A driverless or autonomous tractor offers huge potential for re-imagining the face of farming, and making agriculture more automated than ever before. With vital functions of the farmer essentially being outsourced to these driverless vehicles and their sophisticated sensor sidekicks, which are all intimately connected through the Internet of Things (IoT), the global food system as well as individual farmers stand to gain a lot; both in terms of productivity and productivity.
One of the largest costs of any farming operation is generally labor, especially during harvest. Autonomous tractors would significantly reduce if not eliminate these costs for the farmer, as the vehicle would be able to manage entirely independently. This is especially beneficial and relevant to farmers of specialty crops, where labor costs account for 39% of total expenditure, according to data from 2018.
Autonomous tractors kitted out with the latest agricultural sensors and systems will be able to not only map the field, soil, and crop data with extreme accuracy, but also apply various inputs in precise amounts, all without farmer intervention. Variable rate applicator (VRA) technology has been shown to skyrocket the productivity of a field simply because it treats different areas within a plot in a customized way best suited to its specific needs.
Similarly to how early applications of GPS technology in tractors allowed farmers to focus on high-value activities like planting instead of low-value activities like steering in a straight line, these newer upgrades to autonomous driverless tractors will allow farmers to upgrade where they spend their focus, time and energy once again.
For example, instead of spending several hours per growing season driving through their fields, farmers could focus on tasks that are of yet not fully automated, such as business financials, strategy, marketing, and distribution.
Driverless tractors do not require a farmer to operate them. Consequently, this gives farmers a tool that could potentially run 24/7, without ever tiring. This is especially relevant for farmers with expansive plots of land, which would previously have relied on several manual laborers. Without the need for breaks for rest or food, driverless tractors would massively increase the time- and cost-efficiency of several aspects of farming operations, such as tilling and harvesting.
The average American and British farmers are both 60 years old. According to the US Bureau of Labor and Statistics, less than 1% of the working population was employed in the agricultural industry. Additionally, global trends indicate that fewer and fewer people are entering the agricultural industry at all, spelling potential trouble for the world food supply in the coming years and decades.

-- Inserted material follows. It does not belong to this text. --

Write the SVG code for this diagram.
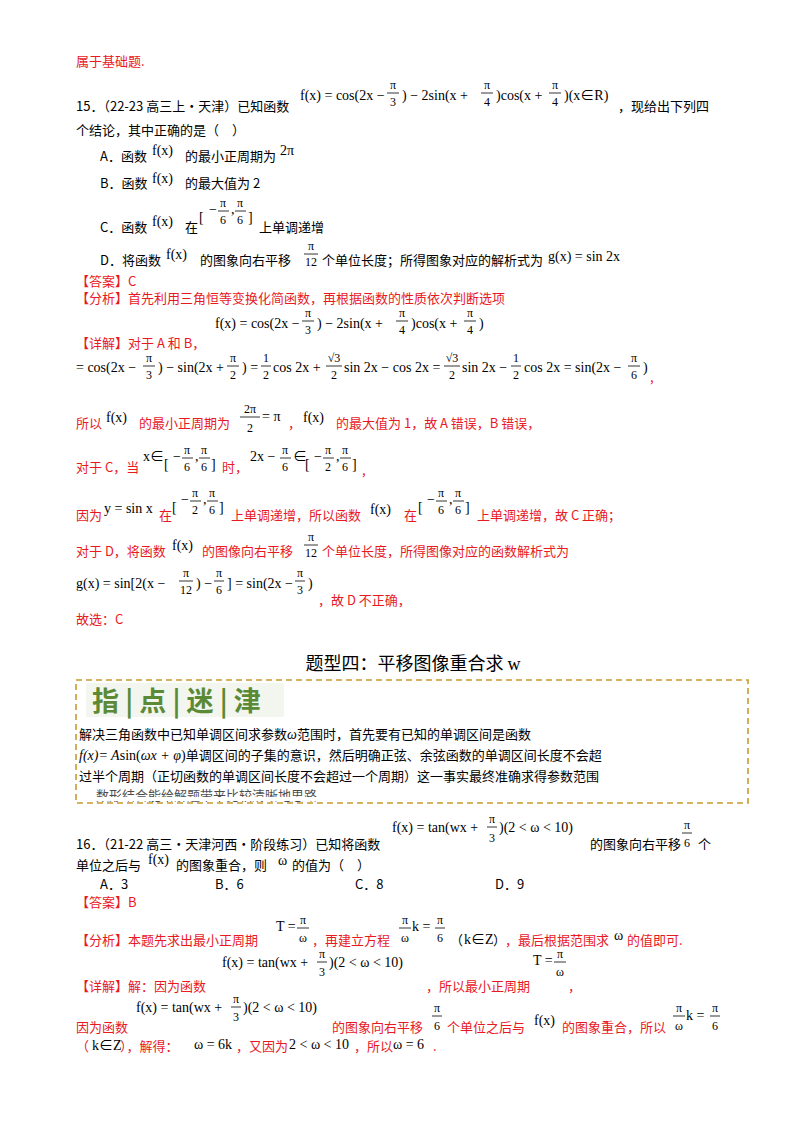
<svg xmlns="http://www.w3.org/2000/svg" width="800" height="1134" viewBox="0 0 800 1134">
<style>
text{font-family:"Noto Sans CJK SC","Liberation Sans",sans-serif;font-size:13px;fill:#000}
.r{fill:#e8191f}
.m{font-family:"Liberation Serif","Noto Sans CJK SC",serif;font-size:14px}
.s{font-family:"Liberation Serif",serif;font-size:12px;text-anchor:middle}
.fl{stroke:#000;stroke-width:0.8}
.t{font-size:18px;text-anchor:middle}
.g{font-size:27px;font-weight:bold;fill:#5b8a36}
</style>
<rect width="800" height="1134" fill="#fff"/>
<text class="r" x="76" y="66">属于基础题.</text>
<text class="m" x="300" y="100">f(x) = cos(2x − </text><text class="s" x="393" y="89">π</text><line class="fl" x1="387" y1="93" x2="399" y2="93"/><text class="s" x="393" y="106">3</text>
<text class="m" x="402" y="100">) − 2sin(x + </text><text class="s" x="487" y="89">π</text><line class="fl" x1="481" y1="93" x2="493" y2="93"/><text class="s" x="487" y="106">4</text>
<text class="m" x="496" y="100">)cos(x + </text><text class="s" x="555" y="89">π</text><line class="fl" x1="549" y1="93" x2="561" y2="93"/><text class="s" x="555" y="106">4</text>
<text class="m" x="564" y="100">)(x∈R)</text>
<text x="76" y="111">15．（22-23 高三上·天津）已知函数</text>
<text x="618" y="111">，现给出下列四</text>
<text x="76" y="135">个结论，其中正确的是（　）</text>
<text x="100" y="161">A．函数</text><text class="m" x="152" y="155">f(x)</text><text x="185" y="161">的最小正周期为</text><text class="m" x="280" y="155">2π</text>
<text x="100" y="188">B．函数</text><text class="m" x="152" y="183">f(x)</text><text x="185" y="188">的最大值为 2</text>
<text x="100" y="232">C．函数</text><text class="m" x="152" y="226">f(x)</text><text x="185" y="232">在</text>
<text class="m" x="199" y="222" font-size="34">[</text><text class="m" x="209" y="214">−</text><text class="s" x="223" y="207">π</text><line class="fl" x1="218" y1="211" x2="229" y2="211"/><text class="s" x="223" y="224">6</text><text class="m" x="231" y="214">,</text><text class="s" x="240" y="207">π</text><line class="fl" x1="235" y1="211" x2="246" y2="211"/><text class="s" x="240" y="224">6</text><text class="m" x="248" y="222" font-size="34">]</text>
<text x="259" y="232">上单调递增</text>
<text x="100" y="265">D．将函数</text><text class="m" x="166" y="259">f(x)</text><text x="200" y="265">的图象向右平移</text><text class="s" x="311" y="250">π</text><line class="fl" x1="304" y1="254" x2="318" y2="254"/><text class="s" x="311" y="266">12</text><text x="322" y="265">个单位长度；所得图象对应的解析式为</text><text class="m" x="548" y="261">g(x) = sin 2x</text>
<text class="r" x="76" y="286">【答案】C</text>
<text class="r" x="76" y="303">【分析】首先利用三角恒等变换化简函数，再根据函数的性质依次判断选项</text>
<text class="m" x="215" y="328">f(x) = cos(2x − </text><text class="s" x="308" y="317">π</text><line class="fl" x1="302" y1="321" x2="314" y2="321"/><text class="s" x="308" y="334">3</text>
<text class="m" x="317" y="328">) − 2sin(x + </text><text class="s" x="402" y="317">π</text><line class="fl" x1="396" y1="321" x2="408" y2="321"/><text class="s" x="402" y="334">4</text>
<text class="m" x="411" y="328">)cos(x + </text><text class="s" x="470" y="317">π</text><line class="fl" x1="464" y1="321" x2="476" y2="321"/><text class="s" x="470" y="334">4</text><text class="m" x="479" y="328">)</text>
<text class="r" x="76" y="348">【详解】对于 A 和 B，</text>
<text class="m" x="76" y="372">= cos(2x − </text><text class="s" x="149" y="362">π</text><line class="fl" x1="143" y1="366" x2="155" y2="366"/><text class="s" x="149" y="379">3</text>
<text class="m" x="158" y="372">) − sin(2x + </text><text class="s" x="233" y="362">π</text><line class="fl" x1="227" y1="366" x2="239" y2="366"/><text class="s" x="233" y="379">2</text>
<text class="m" x="242" y="372">) = </text><text class="s" x="266" y="362">1</text><line class="fl" x1="261" y1="366" x2="271" y2="366"/><text class="s" x="266" y="379">2</text>
<text class="m" x="273" y="372">cos 2x + </text><text class="s" x="334" y="362">√3</text><line class="fl" x1="326" y1="366" x2="342" y2="366"/><text class="s" x="334" y="379">2</text>
<text class="m" x="344" y="372">sin 2x − cos 2x = </text><text class="s" x="452" y="362">√3</text><line class="fl" x1="444" y1="366" x2="460" y2="366"/><text class="s" x="452" y="379">2</text>
<text class="m" x="462" y="372">sin 2x − </text><text class="s" x="516" y="362">1</text><line class="fl" x1="511" y1="366" x2="521" y2="366"/><text class="s" x="516" y="379">2</text>
<text class="m" x="524" y="372">cos 2x = sin(2x − </text><text class="s" x="634" y="362">π</text><line class="fl" x1="628" y1="366" x2="640" y2="366"/><text class="s" x="634" y="379">6</text><text class="m" x="643" y="372">)</text><text class="r" x="650" y="382">,</text>
<text class="r" x="76" y="428">所以</text><text class="m" x="106" y="422">f(x)</text><text class="r" x="139" y="428">的最小正周期为</text>
<text class="s" x="250" y="413">2π</text><line class="fl" x1="240" y1="417" x2="260" y2="417"/><text class="s" x="250" y="432">2</text><text class="m" x="262" y="421">= π</text>
<text class="r" x="288" y="428">，</text><text class="m" x="303" y="422">f(x)</text><text class="r" x="336" y="428">的最大值为 1，故 A 错误，B 错误，</text>
<text class="r" x="76" y="472">对于 C，当</text>
<text class="m" x="143" y="461">x∈</text><text class="m" x="164" y="469" font-size="34">[</text><text class="m" x="173" y="461">−</text><text class="s" x="187" y="454">π</text><line class="fl" x1="182" y1="458" x2="193" y2="458"/><text class="s" x="187" y="471">6</text><text class="m" x="195" y="461">,</text><text class="s" x="204" y="454">π</text><line class="fl" x1="199" y1="458" x2="210" y2="458"/><text class="s" x="204" y="471">6</text><text class="m" x="211" y="469" font-size="34">]</text>
<text class="r" x="222" y="472">时，</text>
<text class="m" x="250" y="461">2x − </text><text class="s" x="285" y="454">π</text><line class="fl" x1="280" y1="458" x2="291" y2="458"/><text class="s" x="285" y="471">6</text><text class="m" x="293" y="461">∈</text>
<text class="m" x="305" y="469" font-size="34">[</text><text class="m" x="314" y="461">−</text><text class="s" x="328" y="454">π</text><line class="fl" x1="323" y1="458" x2="334" y2="458"/><text class="s" x="328" y="471">2</text><text class="m" x="336" y="461">,</text><text class="s" x="345" y="454">π</text><line class="fl" x1="340" y1="458" x2="351" y2="458"/><text class="s" x="345" y="471">6</text><text class="m" x="352" y="469" font-size="34">]</text><text class="r" x="362" y="475">,</text>
<text class="r" x="76" y="520">因为</text><text class="m" x="104" y="513" font-size="12">y = sin x</text><text class="r" x="159" y="520">在</text>
<text class="m" x="172" y="512" font-size="34">[</text><text class="m" x="181" y="504">−</text><text class="s" x="195" y="497">π</text><line class="fl" x1="190" y1="501" x2="201" y2="501"/><text class="s" x="195" y="514">2</text><text class="m" x="203" y="504">,</text><text class="s" x="212" y="497">π</text><line class="fl" x1="207" y1="501" x2="218" y2="501"/><text class="s" x="212" y="514">6</text><text class="m" x="219" y="512" font-size="34">]</text>
<text class="r" x="231" y="520">上单调递增，所以函数</text><text class="m" x="370" y="514">f(x)</text><text class="r" x="404" y="520">在</text>
<text class="m" x="418" y="512" font-size="34">[</text><text class="m" x="427" y="504">−</text><text class="s" x="441" y="497">π</text><line class="fl" x1="436" y1="501" x2="447" y2="501"/><text class="s" x="441" y="514">6</text><text class="m" x="449" y="504">,</text><text class="s" x="458" y="497">π</text><line class="fl" x1="453" y1="501" x2="464" y2="501"/><text class="s" x="458" y="514">6</text><text class="m" x="465" y="512" font-size="34">]</text>
<text class="r" x="477" y="520">上单调递增，故 C 正确；</text>
<text class="r" x="76" y="556">对于 D，将函数</text><text class="m" x="172" y="550" font-size="12">f(x)</text><text class="r" x="202" y="556">的图像向右平移</text><text class="s" x="311" y="541">π</text><line class="fl" x1="304" y1="545" x2="318" y2="545"/><text class="s" x="311" y="557">12</text><text class="r" x="322" y="556">个单位长度，所得图像对应的函数解析式为</text>
<text class="m" x="76" y="588">g(x) = sin[2(x − </text><text class="s" x="186" y="577">π</text><line class="fl" x1="179" y1="581" x2="193" y2="581"/><text class="s" x="186" y="594">12</text>
<text class="m" x="196" y="588">) − </text><text class="s" x="219" y="577">π</text><line class="fl" x1="214" y1="581" x2="224" y2="581"/><text class="s" x="219" y="594">6</text>
<text class="m" x="227" y="588">] = sin(2x − </text><text class="s" x="300" y="577">π</text><line class="fl" x1="295" y1="581" x2="305" y2="581"/><text class="s" x="300" y="594">3</text><text class="m" x="308" y="588">)</text>
<text class="r" x="318" y="605">，故 D 不正确，</text>
<text class="r" x="76" y="624">故选：C</text>
<text class="t" x="413" y="670">题型四：平移图像重合求 <tspan font-family="Liberation Serif,serif">w</tspan></text>
<rect x="76" y="680" width="672" height="123" fill="none" stroke="#c99a2e" stroke-width="1.6" stroke-dasharray="6,4"/>
<rect x="86" y="683" width="198" height="34" fill="#f3f5ef"/>
<text class="g" x="92" y="711">指 | 点 | 迷 | 津</text>
<text x="79" y="739" font-size="15">解决三角函数中已知单调区间求参数<tspan class="m" font-size="11" font-style="italic">ω</tspan>范围时，首先要有已知的单调区间是函数</text>
<text x="79" y="760" font-size="15"><tspan class="m" font-style="italic">f(x)= A</tspan><tspan class="m">sin(</tspan><tspan class="m" font-style="italic">ωx + φ</tspan><tspan class="m">)</tspan>单调区间的子集的意识，然后明确正弦、余弦函数的单调区间长度不会超</text>
<text x="79" y="781" font-size="15">过半个周期（正切函数的单调区间长度不会超过一个周期）这一事实最终准确求得参数范围</text>
<text x="96" y="800" font-size="12" opacity="0.7">数形结合能给解题带来比较清晰地思路</text>
<rect x="90" y="797" width="650" height="4" fill="#fff"/>
<text class="m" x="392" y="832">f(x) = tan(wx + </text><text class="s" x="492" y="823">π</text><line class="fl" x1="487" y1="827" x2="497" y2="827"/><text class="s" x="492" y="842">3</text><text class="m" x="499" y="832">)(2 &lt; ω &lt; 10)</text>
<text x="76" y="849">16．（21-22 高三·天津河西·阶段练习）已知将函数</text>
<text x="590" y="849">的图象向右平移</text><text class="s" x="687" y="829">π</text><line class="fl" x1="682" y1="833" x2="692" y2="833"/><text class="s" x="687" y="847">6</text><text x="698" y="849">个</text>
<text x="76" y="870">单位之后与</text><text class="m" x="148" y="864" font-size="11">f(x)</text><text x="176" y="870">的图象重合，则</text><text class="m" x="278" y="865" font-size="11">ω</text><text x="292" y="870">的值为（　）</text>
<text x="100" y="889">A．3</text><text x="215" y="889">B．6</text><text x="355" y="889">C．8</text><text x="495" y="889">D．9</text>
<text class="r" x="76" y="907">【答案】B</text>
<text class="m" x="276" y="931">T = </text><text class="s" x="303" y="924">π</text><line class="fl" x1="297" y1="928" x2="309" y2="928"/><text class="s" x="303" y="942">ω</text>
<text class="s" x="405" y="924">π</text><line class="fl" x1="399" y1="928" x2="411" y2="928"/><text class="s" x="405" y="942">ω</text><text class="m" x="412" y="931">k = </text><text class="s" x="440" y="924">π</text><line class="fl" x1="435" y1="928" x2="445" y2="928"/><text class="s" x="440" y="942">6</text>
<text class="r" x="76" y="945">【分析】本题先求出最小正周期</text><text class="r" x="312" y="945">，再建立方程</text><text x="450" y="945" fill="#999">（</text><text class="m" x="464" y="944">k∈Z</text><text x="493" y="945" fill="#999">）</text><text class="r" x="505" y="945">，最后根据范围求</text><text class="m" x="614" y="940" font-size="11">ω</text><text class="r" x="627" y="945">的值即可.</text>
<text class="m" x="222" y="967">f(x) = tan(wx + </text><text class="s" x="322" y="958">π</text><line class="fl" x1="317" y1="962" x2="327" y2="962"/><text class="s" x="322" y="976">3</text><text class="m" x="329" y="967">)(2 &lt; ω &lt; 10)</text>
<text class="m" x="533" y="965">T = </text><text class="s" x="560" y="958">π</text><line class="fl" x1="554" y1="962" x2="566" y2="962"/><text class="s" x="560" y="976">ω</text>
<text class="r" x="76" y="991">【详解】解：因为函数</text><text class="r" x="426" y="991">，所以最小正周期</text><text class="r" x="568" y="991">，</text>
<text class="m" x="136" y="1012">f(x) = tan(wx + </text><text class="s" x="236" y="1003">π</text><line class="fl" x1="231" y1="1007" x2="241" y2="1007"/><text class="s" x="236" y="1021">3</text><text class="m" x="243" y="1012">)(2 &lt; ω &lt; 10)</text>
<text class="r" x="76" y="1032">因为函数</text><text class="r" x="332" y="1032">的图象向右平移</text><text class="s" x="437" y="1012">π</text><line class="fl" x1="432" y1="1016" x2="442" y2="1016"/><text class="s" x="437" y="1030">6</text><text class="r" x="447" y="1032">个单位之后与</text><text class="m" x="534" y="1025" font-size="11">f(x)</text><text class="r" x="562" y="1032">的图象重合，所以</text>
<text class="s" x="679" y="1012">π</text><line class="fl" x1="673" y1="1016" x2="685" y2="1016"/><text class="s" x="679" y="1030">ω</text><text class="m" x="686" y="1020">k = </text><text class="s" x="715" y="1012">π</text><line class="fl" x1="710" y1="1016" x2="720" y2="1016"/><text class="s" x="715" y="1030">6</text>
<text class="r" x="76" y="1051">（</text><text class="m" x="92" y="1050">k∈Z</text><text class="r" x="120" y="1051">），解得：</text><text class="m" x="194" y="1049">ω = 6k</text><text class="r" x="236" y="1051">，又因为</text><text class="m" x="289" y="1049">2 &lt; ω &lt; 10</text><text class="r" x="354" y="1051">，所以</text><text class="m" x="393" y="1049">ω = 6</text><text class="r" x="433" y="1051">.</text>
</svg>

Driverless tractors, in addition to other recent innovations in agricultural technology such as drones, sensors, and IoT devices and equipment provide hope that there will be a decreased reliance on human labor in the future anyway, potentially mitigating any worries elicited by the lack of interest from younger generations of working the land for a living.
Autonomous driverless tractors have come a very long way in the last 5-10 years. With agricultural heavyweights like John Deere throwing their weight behind innovations in autonomous agricultural equipment such as driverless tractors, and the growing market for smart precision agriculture devices, farms will continue to get more and more automated. We are on the path to a fully hands-free agricultural operation, even if it currently remains a ways off in the future.